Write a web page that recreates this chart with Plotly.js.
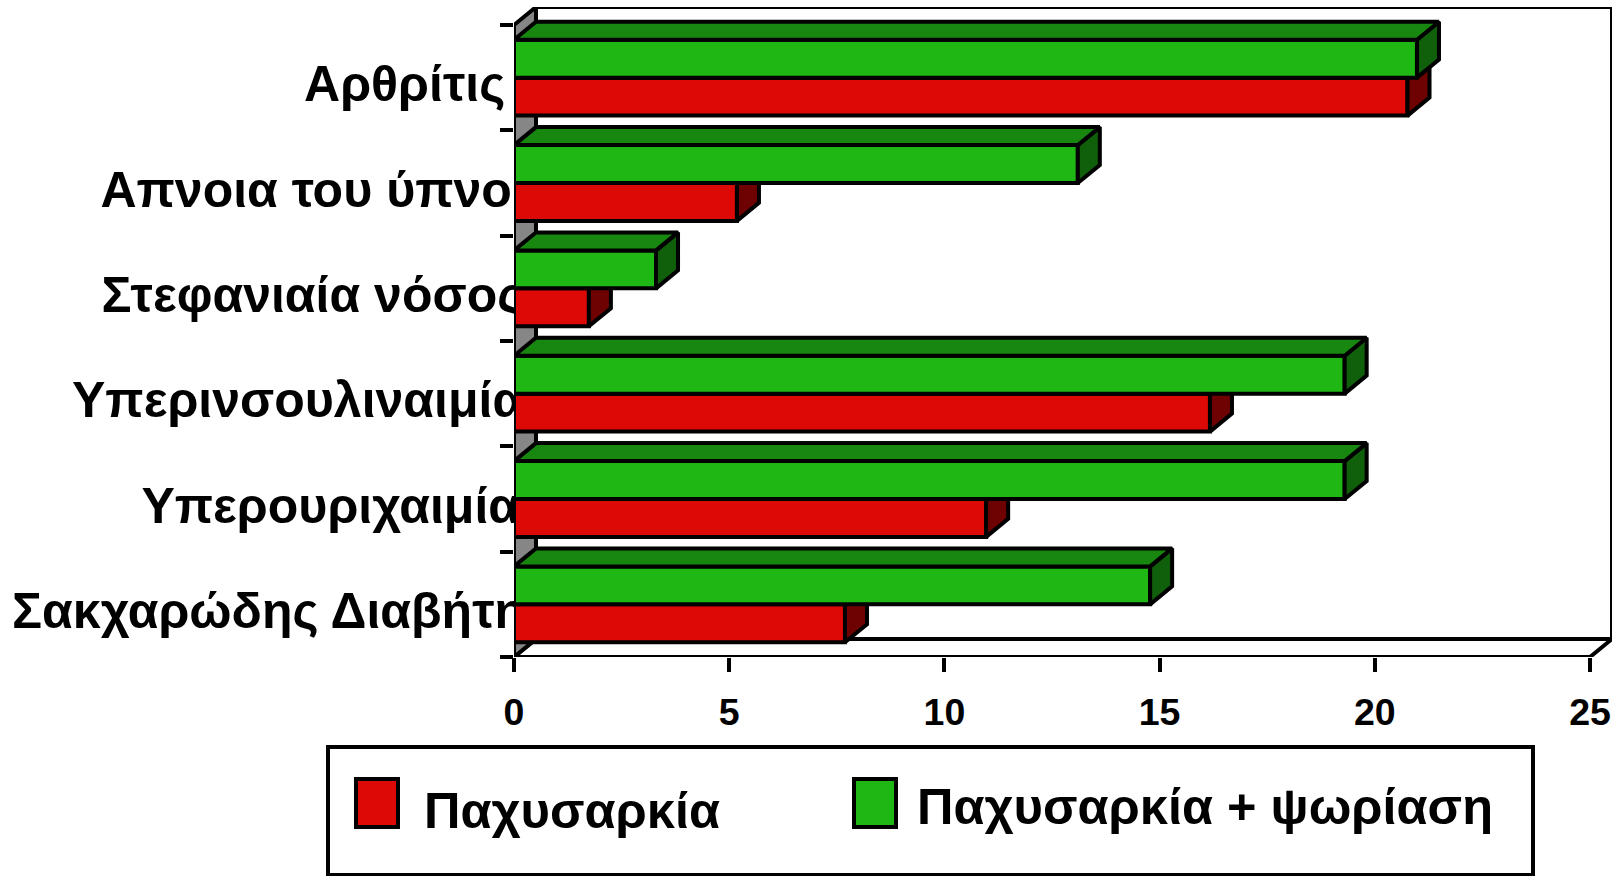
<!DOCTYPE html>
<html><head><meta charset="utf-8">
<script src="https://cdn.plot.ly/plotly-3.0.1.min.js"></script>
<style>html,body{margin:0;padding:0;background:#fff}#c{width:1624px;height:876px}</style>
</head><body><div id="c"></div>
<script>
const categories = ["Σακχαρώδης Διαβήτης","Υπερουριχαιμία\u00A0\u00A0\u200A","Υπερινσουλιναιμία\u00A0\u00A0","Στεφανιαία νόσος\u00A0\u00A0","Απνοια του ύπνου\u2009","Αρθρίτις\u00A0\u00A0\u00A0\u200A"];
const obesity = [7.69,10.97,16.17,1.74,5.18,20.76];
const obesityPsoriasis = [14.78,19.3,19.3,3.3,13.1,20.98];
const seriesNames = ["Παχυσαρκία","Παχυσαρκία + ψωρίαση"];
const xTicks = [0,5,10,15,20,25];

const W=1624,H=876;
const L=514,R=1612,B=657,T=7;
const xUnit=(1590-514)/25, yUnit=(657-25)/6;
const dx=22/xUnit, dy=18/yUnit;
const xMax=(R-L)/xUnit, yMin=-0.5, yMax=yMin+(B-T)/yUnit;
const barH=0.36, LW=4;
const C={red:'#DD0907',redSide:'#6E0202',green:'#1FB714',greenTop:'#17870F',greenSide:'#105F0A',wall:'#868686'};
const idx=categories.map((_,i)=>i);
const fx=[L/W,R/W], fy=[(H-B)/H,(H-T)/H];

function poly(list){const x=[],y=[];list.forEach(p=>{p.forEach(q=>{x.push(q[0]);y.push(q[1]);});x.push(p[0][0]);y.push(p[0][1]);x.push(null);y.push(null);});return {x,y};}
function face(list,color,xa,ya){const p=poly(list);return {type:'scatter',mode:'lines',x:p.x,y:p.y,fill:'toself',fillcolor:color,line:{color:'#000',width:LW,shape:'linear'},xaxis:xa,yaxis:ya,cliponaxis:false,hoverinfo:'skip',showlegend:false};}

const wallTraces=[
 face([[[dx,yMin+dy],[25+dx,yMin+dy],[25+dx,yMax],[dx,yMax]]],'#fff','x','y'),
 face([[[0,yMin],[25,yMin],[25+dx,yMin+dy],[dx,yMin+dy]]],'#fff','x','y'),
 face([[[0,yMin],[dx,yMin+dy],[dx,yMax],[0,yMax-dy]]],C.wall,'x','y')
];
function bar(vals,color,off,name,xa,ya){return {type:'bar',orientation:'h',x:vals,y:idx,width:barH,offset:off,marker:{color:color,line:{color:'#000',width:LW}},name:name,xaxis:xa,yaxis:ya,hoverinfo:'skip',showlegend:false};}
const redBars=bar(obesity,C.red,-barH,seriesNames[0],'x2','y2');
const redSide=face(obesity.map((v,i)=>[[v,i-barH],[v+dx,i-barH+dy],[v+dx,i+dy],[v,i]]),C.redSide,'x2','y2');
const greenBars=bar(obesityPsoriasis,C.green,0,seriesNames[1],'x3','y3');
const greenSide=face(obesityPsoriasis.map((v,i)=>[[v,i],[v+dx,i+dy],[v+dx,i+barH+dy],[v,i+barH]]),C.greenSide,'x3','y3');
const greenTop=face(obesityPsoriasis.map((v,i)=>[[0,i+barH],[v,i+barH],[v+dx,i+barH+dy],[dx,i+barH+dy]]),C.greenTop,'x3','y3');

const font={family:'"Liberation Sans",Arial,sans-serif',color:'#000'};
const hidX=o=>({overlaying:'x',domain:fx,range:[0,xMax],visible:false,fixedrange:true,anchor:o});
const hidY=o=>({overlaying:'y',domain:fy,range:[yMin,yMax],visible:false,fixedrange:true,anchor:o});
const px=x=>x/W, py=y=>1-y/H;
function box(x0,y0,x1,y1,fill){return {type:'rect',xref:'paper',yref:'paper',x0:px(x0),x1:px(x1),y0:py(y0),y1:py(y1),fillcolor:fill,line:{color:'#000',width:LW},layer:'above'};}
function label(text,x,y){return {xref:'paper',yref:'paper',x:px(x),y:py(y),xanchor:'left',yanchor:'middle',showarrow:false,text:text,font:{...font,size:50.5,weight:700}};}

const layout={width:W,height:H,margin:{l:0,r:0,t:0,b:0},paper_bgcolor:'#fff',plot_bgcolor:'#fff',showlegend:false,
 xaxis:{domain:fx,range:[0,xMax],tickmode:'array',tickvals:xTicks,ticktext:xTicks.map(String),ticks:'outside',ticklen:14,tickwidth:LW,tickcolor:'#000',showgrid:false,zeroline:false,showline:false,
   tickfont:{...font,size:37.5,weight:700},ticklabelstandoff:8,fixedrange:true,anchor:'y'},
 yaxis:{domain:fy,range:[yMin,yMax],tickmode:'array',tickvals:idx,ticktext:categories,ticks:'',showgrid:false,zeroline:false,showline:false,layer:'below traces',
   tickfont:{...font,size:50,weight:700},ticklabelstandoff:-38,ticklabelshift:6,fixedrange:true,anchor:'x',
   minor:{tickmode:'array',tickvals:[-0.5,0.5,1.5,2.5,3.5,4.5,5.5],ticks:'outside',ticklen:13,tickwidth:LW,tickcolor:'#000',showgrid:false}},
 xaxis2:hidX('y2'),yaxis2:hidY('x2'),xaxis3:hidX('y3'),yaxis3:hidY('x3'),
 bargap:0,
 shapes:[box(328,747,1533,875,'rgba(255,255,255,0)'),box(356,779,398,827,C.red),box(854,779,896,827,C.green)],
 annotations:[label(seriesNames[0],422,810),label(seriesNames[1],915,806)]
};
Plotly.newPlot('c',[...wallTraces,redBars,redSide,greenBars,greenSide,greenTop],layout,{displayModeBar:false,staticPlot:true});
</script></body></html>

● EXERCISE PROMPT
Set the data above down again exactly as given, with no pictures.

● RESULT OF THE TASK
Write a web page that recreates this chart with Plotly.js.
<!DOCTYPE html>
<html><head><meta charset="utf-8">
<script src="https://cdn.plot.ly/plotly-3.0.1.min.js"></script>
<style>html,body{margin:0;padding:0;background:#fff}#c{width:1624px;height:876px}</style>
</head><body><div id="c"></div>
<script>
const categories = ["Σακχαρώδης Διαβήτης","Υπερουριχαιμία\u00A0\u00A0\u200A","Υπερινσουλιναιμία\u00A0\u00A0","Στεφανιαία νόσος\u00A0\u00A0","Απνοια του ύπνου\u2009","Αρθρίτις\u00A0\u00A0\u00A0\u200A"];
const obesity = [7.69,10.97,16.17,1.74,5.18,20.76];
const obesityPsoriasis = [14.78,19.3,19.3,3.3,13.1,20.98];
const seriesNames = ["Παχυσαρκία","Παχυσαρκία + ψωρίαση"];
const xTicks = [0,5,10,15,20,25];

const W=1624,H=876;
const L=514,R=1612,B=657,T=7;
const xUnit=(1590-514)/25, yUnit=(657-25)/6;
const dx=22/xUnit, dy=18/yUnit;
const xMax=(R-L)/xUnit, yMin=-0.5, yMax=yMin+(B-T)/yUnit;
const barH=0.36, LW=4;
const C={red:'#DD0907',redSide:'#6E0202',green:'#1FB714',greenTop:'#17870F',greenSide:'#105F0A',wall:'#868686'};
const idx=categories.map((_,i)=>i);
const fx=[L/W,R/W], fy=[(H-B)/H,(H-T)/H];

function poly(list){const x=[],y=[];list.forEach(p=>{p.forEach(q=>{x.push(q[0]);y.push(q[1]);});x.push(p[0][0]);y.push(p[0][1]);x.push(null);y.push(null);});return {x,y};}
function face(list,color,xa,ya){const p=poly(list);return {type:'scatter',mode:'lines',x:p.x,y:p.y,fill:'toself',fillcolor:color,line:{color:'#000',width:LW,shape:'linear'},xaxis:xa,yaxis:ya,cliponaxis:false,hoverinfo:'skip',showlegend:false};}

const wallTraces=[
 face([[[dx,yMin+dy],[25+dx,yMin+dy],[25+dx,yMax],[dx,yMax]]],'#fff','x','y'),
 face([[[0,yMin],[25,yMin],[25+dx,yMin+dy],[dx,yMin+dy]]],'#fff','x','y'),
 face([[[0,yMin],[dx,yMin+dy],[dx,yMax],[0,yMax-dy]]],C.wall,'x','y')
];
function bar(vals,color,off,name,xa,ya){return {type:'bar',orientation:'h',x:vals,y:idx,width:barH,offset:off,marker:{color:color,line:{color:'#000',width:LW}},name:name,xaxis:xa,yaxis:ya,hoverinfo:'skip',showlegend:false};}
const redBars=bar(obesity,C.red,-barH,seriesNames[0],'x2','y2');
const redSide=face(obesity.map((v,i)=>[[v,i-barH],[v+dx,i-barH+dy],[v+dx,i+dy],[v,i]]),C.redSide,'x2','y2');
const greenBars=bar(obesityPsoriasis,C.green,0,seriesNames[1],'x3','y3');
const greenSide=face(obesityPsoriasis.map((v,i)=>[[v,i],[v+dx,i+dy],[v+dx,i+barH+dy],[v,i+barH]]),C.greenSide,'x3','y3');
const greenTop=face(obesityPsoriasis.map((v,i)=>[[0,i+barH],[v,i+barH],[v+dx,i+barH+dy],[dx,i+barH+dy]]),C.greenTop,'x3','y3');

const font={family:'"Liberation Sans",Arial,sans-serif',color:'#000'};
const hidX=o=>({overlaying:'x',domain:fx,range:[0,xMax],visible:false,fixedrange:true,anchor:o});
const hidY=o=>({overlaying:'y',domain:fy,range:[yMin,yMax],visible:false,fixedrange:true,anchor:o});
const px=x=>x/W, py=y=>1-y/H;
function box(x0,y0,x1,y1,fill){return {type:'rect',xref:'paper',yref:'paper',x0:px(x0),x1:px(x1),y0:py(y0),y1:py(y1),fillcolor:fill,line:{color:'#000',width:LW},layer:'above'};}
function label(text,x,y){return {xref:'paper',yref:'paper',x:px(x),y:py(y),xanchor:'left',yanchor:'middle',showarrow:false,text:text,font:{...font,size:50.5,weight:700}};}

const layout={width:W,height:H,margin:{l:0,r:0,t:0,b:0},paper_bgcolor:'#fff',plot_bgcolor:'#fff',showlegend:false,
 xaxis:{domain:fx,range:[0,xMax],tickmode:'array',tickvals:xTicks,ticktext:xTicks.map(String),ticks:'outside',ticklen:14,tickwidth:LW,tickcolor:'#000',showgrid:false,zeroline:false,showline:false,
   tickfont:{...font,size:37.5,weight:700},ticklabelstandoff:8,fixedrange:true,anchor:'y'},
 yaxis:{domain:fy,range:[yMin,yMax],tickmode:'array',tickvals:idx,ticktext:categories,ticks:'',showgrid:false,zeroline:false,showline:false,layer:'below traces',
   tickfont:{...font,size:50,weight:700},ticklabelstandoff:-38,ticklabelshift:6,fixedrange:true,anchor:'x',
   minor:{tickmode:'array',tickvals:[-0.5,0.5,1.5,2.5,3.5,4.5,5.5],ticks:'outside',ticklen:13,tickwidth:LW,tickcolor:'#000',showgrid:false}},
 xaxis2:hidX('y2'),yaxis2:hidY('x2'),xaxis3:hidX('y3'),yaxis3:hidY('x3'),
 bargap:0,
 shapes:[box(328,747,1533,875,'rgba(255,255,255,0)'),box(356,779,398,827,C.red),box(854,779,896,827,C.green)],
 annotations:[label(seriesNames[0],422,810),label(seriesNames[1],915,806)]
};
Plotly.newPlot('c',[...wallTraces,redBars,redSide,greenBars,greenSide,greenTop],layout,{displayModeBar:false,staticPlot:true});
</script></body></html>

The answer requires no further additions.